9. Inflation as the Ultimate Money Myth
Inflation is the increase in prices and the corresponding fall in the purchasing value of your money that occurs over time. Meaning, the amount you pay for gas or milk this year is likely to be less than you’ll have to pay for these items five years from now.
Put simply, inflation makes your money—your savings in the bank—go down in value every single year. To explain this principle, imagine that I visited you each year. Each time I visited, I demanded that you give me 3% of the money held across all of your bank accounts. That’s exactly what inflation does to you by reducing your purchasing power.
On average, our average annual inflation rate has been around 3.22% in the U.S. If you’re holding your wealth in cash, then you’re losing more than 3% of your net worth every single year.
Plus, this rate of inflation causes the prices of everyday objects to double every 20 years. Yikes.
10. You Need to Save, Save, Save
Your whole live you were probably told to save, save, save. Sadly, this was bad advice. The reason? Because being a “saver” will make you a “loser” over long periods of time.
As described above, inflation reduces the purchasing value of your money over time.
However, while inflation decreases the value of your money, it also exerts an equally important effect. It increases the value of your assets.
The way the economy works is that inflation drives down the value of your savings (cash) over time. However, it also drives up the value of assets that you might own, such as real estate or stocks.
Thus, rather that saving for the sake of saving, you need to trade your hard-earned cash for assets that will pay you and outpace inflation.

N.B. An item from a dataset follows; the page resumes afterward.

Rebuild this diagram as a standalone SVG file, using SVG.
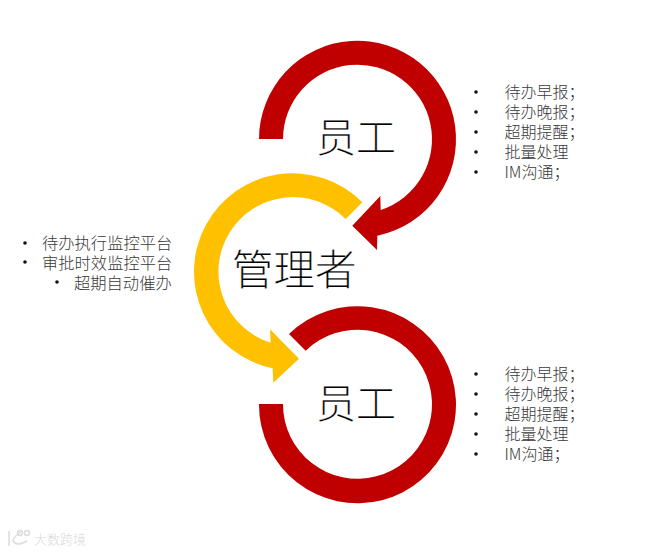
<svg xmlns="http://www.w3.org/2000/svg" width="668" height="553" viewBox="0 0 668 553">
<style>
text{font-family:"Noto Sans CJK SC","Noto Sans",sans-serif;font-weight:300}
.red{fill:#c00000}
.yel{fill:#ffc000}
.big{font-size:40px;fill:#000;stroke:#fff;stroke-width:.25px}
.li{font-size:16px;fill:#3a3a3a}
.lf{font-size:16.3px}
.dot{fill:#111}
.wm{font-size:13px;fill:#d9d9d9}
.wml{fill:none;stroke:#dcdcdc;stroke-width:1.5}
</style>
<defs><clipPath id="c"><rect x="0" y="0" width="576" height="553"/></clipPath></defs>
<rect width="668" height="553" fill="#fff"/>
<g id="connectors">
<path class="red" d="M259,139A98.5,98.5 0 1 1 377.3,235.7L377,250L352.3,225.7L380.3,196L380.7,210A74.5,74.5 0 1 0 283,139Z"/>
<path class="yel" d="M362.3,202.3A98.5,98.5 0 1 0 272.7,368.3L273.3,382.7L299,358.7L270,329.3L270.7,342.7A74.5,74.5 0 1 1 345.7,219Z"/>
<path class="red" d="M259,404A98.5,98.5 0 1 0 289,334L305.7,350.7A74.5,74.5 0 1 1 283,404Z"/>
</g>
<g id="node-staff-top"><text class="big" x="316" y="152">员工</text></g>
<g id="node-manager"><text class="big" style="font-size:41.5px" x="232" y="284.5">管理者</text></g>
<g id="node-staff-bottom"><text class="big" x="316" y="418">员工</text></g>
<g id="list-top" clip-path="url(#c)">
<circle class="dot" cx="476" cy="92" r="1.8"/><text class="li" x="504.5" y="98">待办早报；</text>
<circle class="dot" cx="476" cy="112" r="1.8"/><text class="li" x="504.5" y="118">待办晚报；</text>
<circle class="dot" cx="476" cy="132" r="1.8"/><text class="li" x="504.5" y="138">超期提醒；</text>
<circle class="dot" cx="476" cy="152" r="1.8"/><text class="li" x="504.5" y="158">批量处理</text>
<circle class="dot" cx="476" cy="172" r="1.8"/><text class="li" x="504.5" y="178">IM沟通；</text>
</g>
<g id="list-bottom" clip-path="url(#c)">
<circle class="dot" cx="476" cy="374" r="1.8"/><text class="li" x="504.5" y="380">待办早报；</text>
<circle class="dot" cx="476" cy="394" r="1.8"/><text class="li" x="504.5" y="400">待办晚报；</text>
<circle class="dot" cx="476" cy="414" r="1.8"/><text class="li" x="504.5" y="420">超期提醒；</text>
<circle class="dot" cx="476" cy="434" r="1.8"/><text class="li" x="504.5" y="440">批量处理</text>
<circle class="dot" cx="476" cy="454" r="1.8"/><text class="li" x="504.5" y="460">IM沟通；</text>
</g>
<g id="list-left">
<circle class="dot" cx="25" cy="243" r="1.8"/><text class="li lf" x="42" y="249">待办执行监控平台</text>
<circle class="dot" cx="25" cy="262" r="1.8"/><text class="li lf" x="42" y="269">审批时效监控平台</text>
<circle class="dot" cx="57" cy="282" r="1.8"/><text class="li lf" x="74" y="289">超期自动催办</text>
</g>
<g id="watermark">
<path class="wml" d="M9,531V546M22,531Q13,537 13,541Q17,547 27,541"/>
<circle class="wml" cx="20" cy="533" r="2.5"/><circle class="wml" cx="27" cy="533" r="2.5"/>
<text class="wm" x="34" y="544">大数跨境</text>
</g>
</svg>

11. 401K’s Are a Smart Choice
While your employer and maybe even your parents will tell you to contribute to your 401(k), there are many instances in which this is detrimental advice.
There’s more than a few reasons that I think 401(k)s are a questionable idea. These include giving up control of your money, havinglimited investment options, not being able to access your funds until you’re 59.5 or older, not being paid income distributions on your investments, and not benefiting from them during the most expensive period of your life (child-rearing years).
Did I also mention that your 401k account could plummet in value? It happened in 2008.
Plus, you won’t be able to deploy funds into high return investments like real estate. And, you’ll have to pay hefty fees to the folks on Wall Street. Yes, they’ll collect between 1-3% in fees from you every single year.
What’s more, 401k’s are a relatively recent “experiment.” It was not until the early 1980s that the IRS began allowing employees to contribute to their 401(k) plans through salary deductions. Yikes.
What should you do instead? Consider investing into cash-flowing producing investments throughout your lifetime, like rental estate, peer-to-peer lending, tax lien certificates, or dividend paying stocks, for example. This way, you’ll accumulate money to live off during your lifetime.
The upside of 401k’s is that they’re simple, passive and have some tax advantages. However, they’re definitely not the retirement “cure all” that you’ve likely been taught.
Money Myths That’ll Prevent You from Getting Rich
You deserve to be taught accurate messages about money that will empower you and accelerate your returns. Unfortunately, too many people within our society benefit when you stay uneducated.
Thus, you’ll want to shatter these money myths as you strive to become financially literate. As you’ve learned above, it’s can be easier than you think.